Recall that over the summer, there was considerable talk on Capitol Hill of combining highway funding legislation with a sweeping overhaul of the tax rules affecting multinational businesses. The general concept—which had some bipartisan support—is that revenue raised by a deemed repatriation of untaxed foreign earnings of U.S. companies could be used to fund highway spending, while at the same time modernizing the international tax rules and enhancing incentives for innovation. This limited legislative success could then serve as a step towards more expansive tax reform in the future.

The talk about enacting such “limited scope tax reform” escalated in July 2015, and had been expected to continue when Congress tries (again) to find a multi-year solution to highway funding concerns. The potential link between highway funding and international tax modernization was apparent in negotiations between the House and the Senate on the short-term highway bill that was enacted in July 2015.

  • Senate leadership generally supported a six-year highway bill, the costs of which were offset for three years; the offsets included both tax and non-tax provisions, and some were perceived as controversial.
  • The House, however, sought only a short-term extension, which Ways and Means Chairman Ryan reportedly suggested would “buy time” for Congress and the president to try to reach agreement on international tax reform that would include deemed repatriation to fund infrastructure. 

What now?

With today’s reports in Politico, it appears that Ryan may be reconsidering this plan. Yet, assuming that the reports are confirmed, it is not clear what this means for international tax reform in this session of Congress.  

Could international tax reform now be considered separately by the Ways and Means Committee? Or at a minimum, would Ways and Means release an international tax reform discussion draft?

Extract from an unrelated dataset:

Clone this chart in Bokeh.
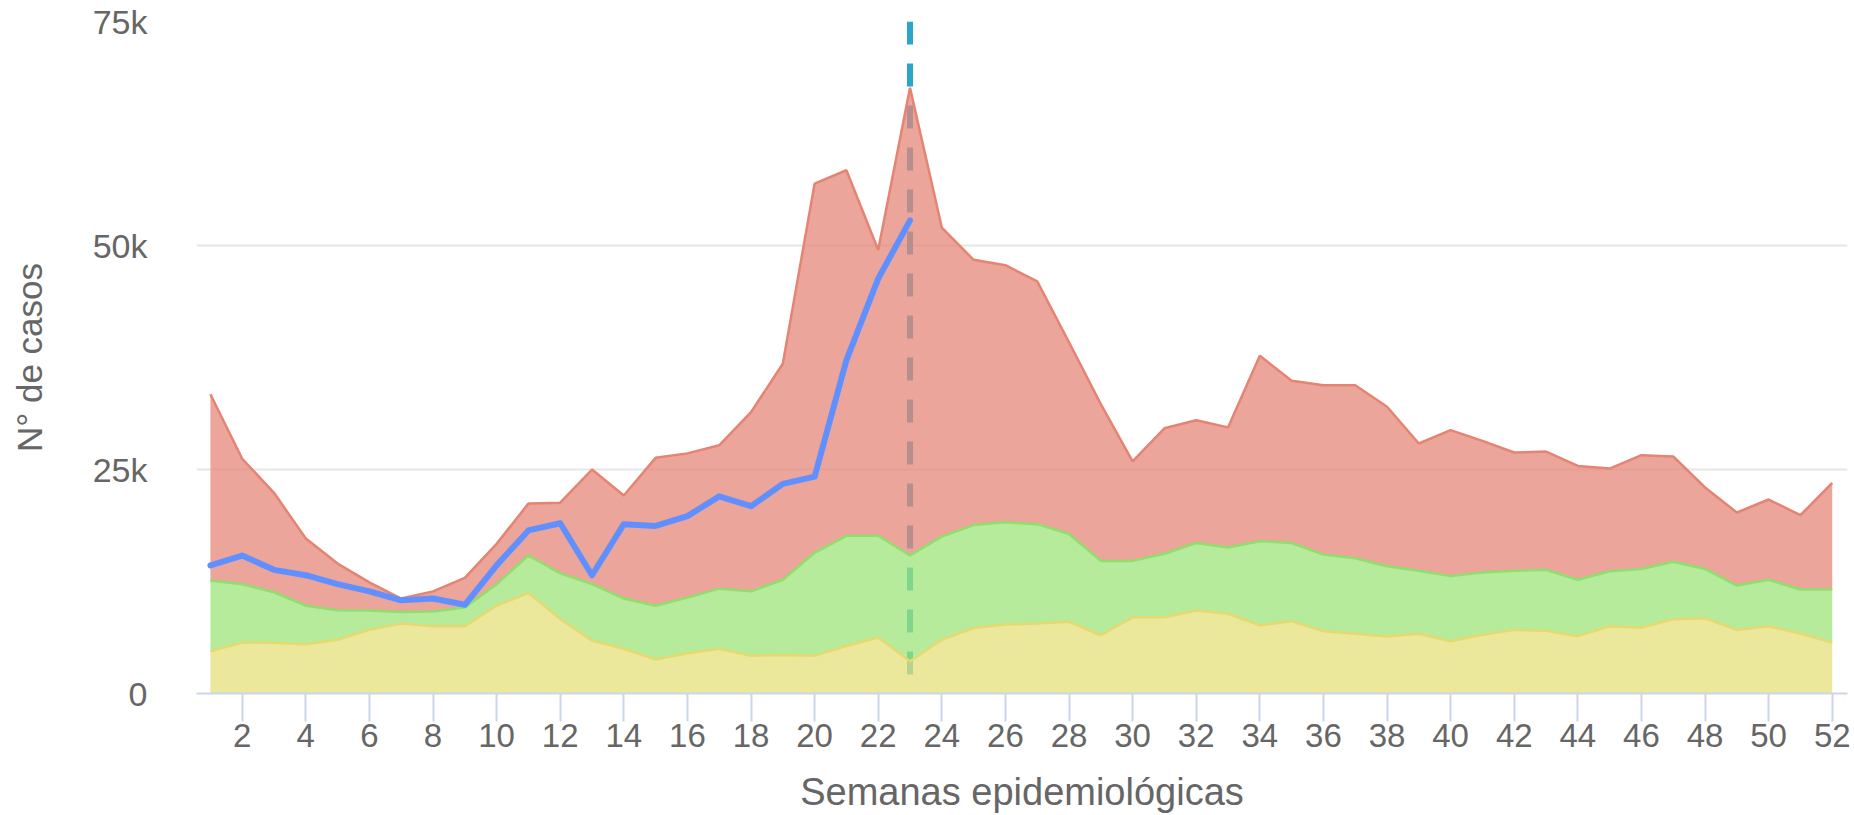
from bokeh.plotting import figure
from bokeh.models import Range1d, FixedTicker, ColumnDataSource
from bokeh.embed import file_html
from bokeh.resources import INLINE

# ---- data ----
semanas = list(range(1, 53))

# upper limit of the yellow zone
zona_exito = [4700, 5700, 5660, 5500, 6000, 7100, 7800, 7500, 7500, 9800,
              11200, 8300, 5900, 5000, 3800, 4500, 5000, 4200, 4300, 4200,
              5300, 6250, 3600, 6000, 7300, 7700, 7800, 8000, 6500, 8500,
              8500, 9260, 8900, 7600, 8070, 6960, 6660, 6360, 6660, 5840,
              6550, 7100, 7000, 6400, 7500, 7330, 8300, 8400, 7100, 7500,
              6700, 5700]
# upper limit of the green zone
zona_seguridad = [12600, 12200, 11300, 9800, 9300, 9260, 9100, 9150, 9600, 12200,
                  15400, 13400, 12200, 10600, 9800, 10700, 11700, 11400, 12700, 15700,
                  17600, 17600, 15400, 17500, 18800, 19100, 18900, 17800, 14800, 14800,
                  15600, 16800, 16300, 17000, 16800, 15500, 15100, 14200, 13700, 13100,
                  13500, 13700, 13800, 12700, 13650, 13900, 14700, 13900, 12050, 12700,
                  11600, 11600]
# upper limit of the red zone
zona_alerta = [33400, 26200, 22400, 17300, 14500, 12400, 10600, 11400, 12900, 16700,
               21200, 21300, 25000, 22100, 26300, 26800, 27700, 31400, 36800, 56900,
               58400, 49500, 67600, 52000, 48400, 47800, 46000, 39200, 32300, 25900,
               29600, 30500, 29700, 37700, 34900, 34400, 34400, 32000, 27900, 29400,
               28200, 26900, 27000, 25400, 25100, 26600, 26450, 23000, 20200, 21650,
               19900, 23500]
# cases of the current year
casos_actual = [14300, 15400, 13800, 13200, 12200, 11400, 10400, 10600, 9900, 14300,
                18200, 19000, 13200, 18900, 18700, 19800, 22000, 20900, 23400, 24200,
                37200, 46300, 52800]
semana_actual = 23

y_ticks = [0, 25000, 50000, 75000]
y_tick_labels = ["0", "25k", "50k", "75k"]
x_ticks = list(range(2, 53, 2))
x_title = "Semanas epidemiológicas"
y_title = "N° de casos"

FONT = "Liberation Sans"
TXT = "#666666"

c_red, c_red_line = "#E48778", "#E58472"
c_green, c_green_line = "#9CE479", "#8EE06C"
c_yellow, c_yellow_line = "#E4E079", "#E8D870"
c_blue = "#6090FF"
c_vline = "#2BA6CB"

p = figure(width=1854, height=815, output_backend="svg", toolbar_location=None,
           x_range=Range1d(0.563, 52.48), y_range=Range1d(0, 75000),
           min_border_left=196, min_border_right=7, min_border_top=21,
           min_border_bottom=122)
p.outline_line_color = None
p.background_fill_color = "white"
p.border_fill_color = "white"

src = ColumnDataSource(dict(x=semanas, y0=[0] * len(semanas), a=zona_exito,
                            b=zona_seguridad, c=zona_alerta))

# current-week marker (behind the translucent areas)
p.segment(x0=[semana_actual], y0=[y_ticks[-1]], x1=[semana_actual], y1=[y_ticks[0]],
          line_color=c_vline, line_width=6, line_dash="23 19")

p.varea(x="x", y1="y0", y2="a", source=src, fill_color=c_yellow, fill_alpha=0.75)
p.varea(x="x", y1="a", y2="b", source=src, fill_color=c_green, fill_alpha=0.75)
p.varea(x="x", y1="b", y2="c", source=src, fill_color=c_red, fill_alpha=0.75)
p.line(x="x", y="c", source=src, line_color=c_red_line, line_width=2.5)
p.line(x="x", y="b", source=src, line_color=c_green_line, line_width=2.5)
p.line(x="x", y="a", source=src, line_color=c_yellow_line, line_width=2.5)

p.line(semanas[:len(casos_actual)], casos_actual, line_color=c_blue, line_width=6,
       line_join="round", line_cap="round")

# axes
p.xaxis.ticker = FixedTicker(ticks=x_ticks)
p.xaxis.axis_line_color = "#ccd6eb"
p.xaxis.axis_line_width = 2
p.xaxis.major_tick_line_color = "#ccd6eb"
p.xaxis.major_tick_line_width = 2
p.xaxis.major_tick_out = 28
p.xaxis.major_tick_in = 0
p.xaxis.minor_tick_line_color = None
p.xaxis.major_label_standoff = 2
p.xaxis.major_label_text_font = FONT
p.xaxis.major_label_text_font_size = "33px"
p.xaxis.major_label_text_color = TXT
p.xaxis.axis_label = x_title
p.xaxis.axis_label_text_font = FONT
p.xaxis.axis_label_text_font_size = "38px"
p.xaxis.axis_label_text_font_style = "normal"
p.xaxis.axis_label_text_color = TXT
p.xaxis.axis_label_standoff = 21

p.yaxis.ticker = FixedTicker(ticks=y_ticks)
p.yaxis.major_label_overrides = {t: l for t, l in zip(y_ticks, y_tick_labels)}
p.yaxis.axis_line_color = None
p.yaxis.major_tick_line_color = None
p.yaxis.minor_tick_line_color = None
p.yaxis.major_tick_out = 0
p.yaxis.major_tick_in = 0
p.yaxis.major_label_standoff = 49
p.yaxis.major_label_text_font = FONT
p.yaxis.major_label_text_font_size = "34px"
p.yaxis.major_label_text_color = TXT
p.yaxis.axis_label = y_title
p.yaxis.axis_label_text_font = FONT
p.yaxis.axis_label_text_font_size = "35px"
p.yaxis.axis_label_text_font_style = "normal"
p.yaxis.axis_label_text_color = TXT
p.yaxis.axis_label_standoff = 41

p.xgrid.grid_line_color = None
p.ygrid.ticker = FixedTicker(ticks=y_ticks)
p.ygrid.grid_line_color = "#e6e6e6"
p.ygrid.grid_line_width = 2

open("out.html", "w").write(file_html(p, INLINE))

Some have expressed beliefs that enacting even limited scope tax reform in the near future would be difficult and the chances of such reform becoming law this year, while not zero, would appear to be small. The potential implications of the possible tax law changes would be substantial, and some of the changes could affect businesses with solely domestic operations as well as those with multinational operations. 

Proposals for international tax reform—and any related incentives such as the innovation box or “patent box” regime, even if unsuccessful, could be building blocks for future legislative efforts.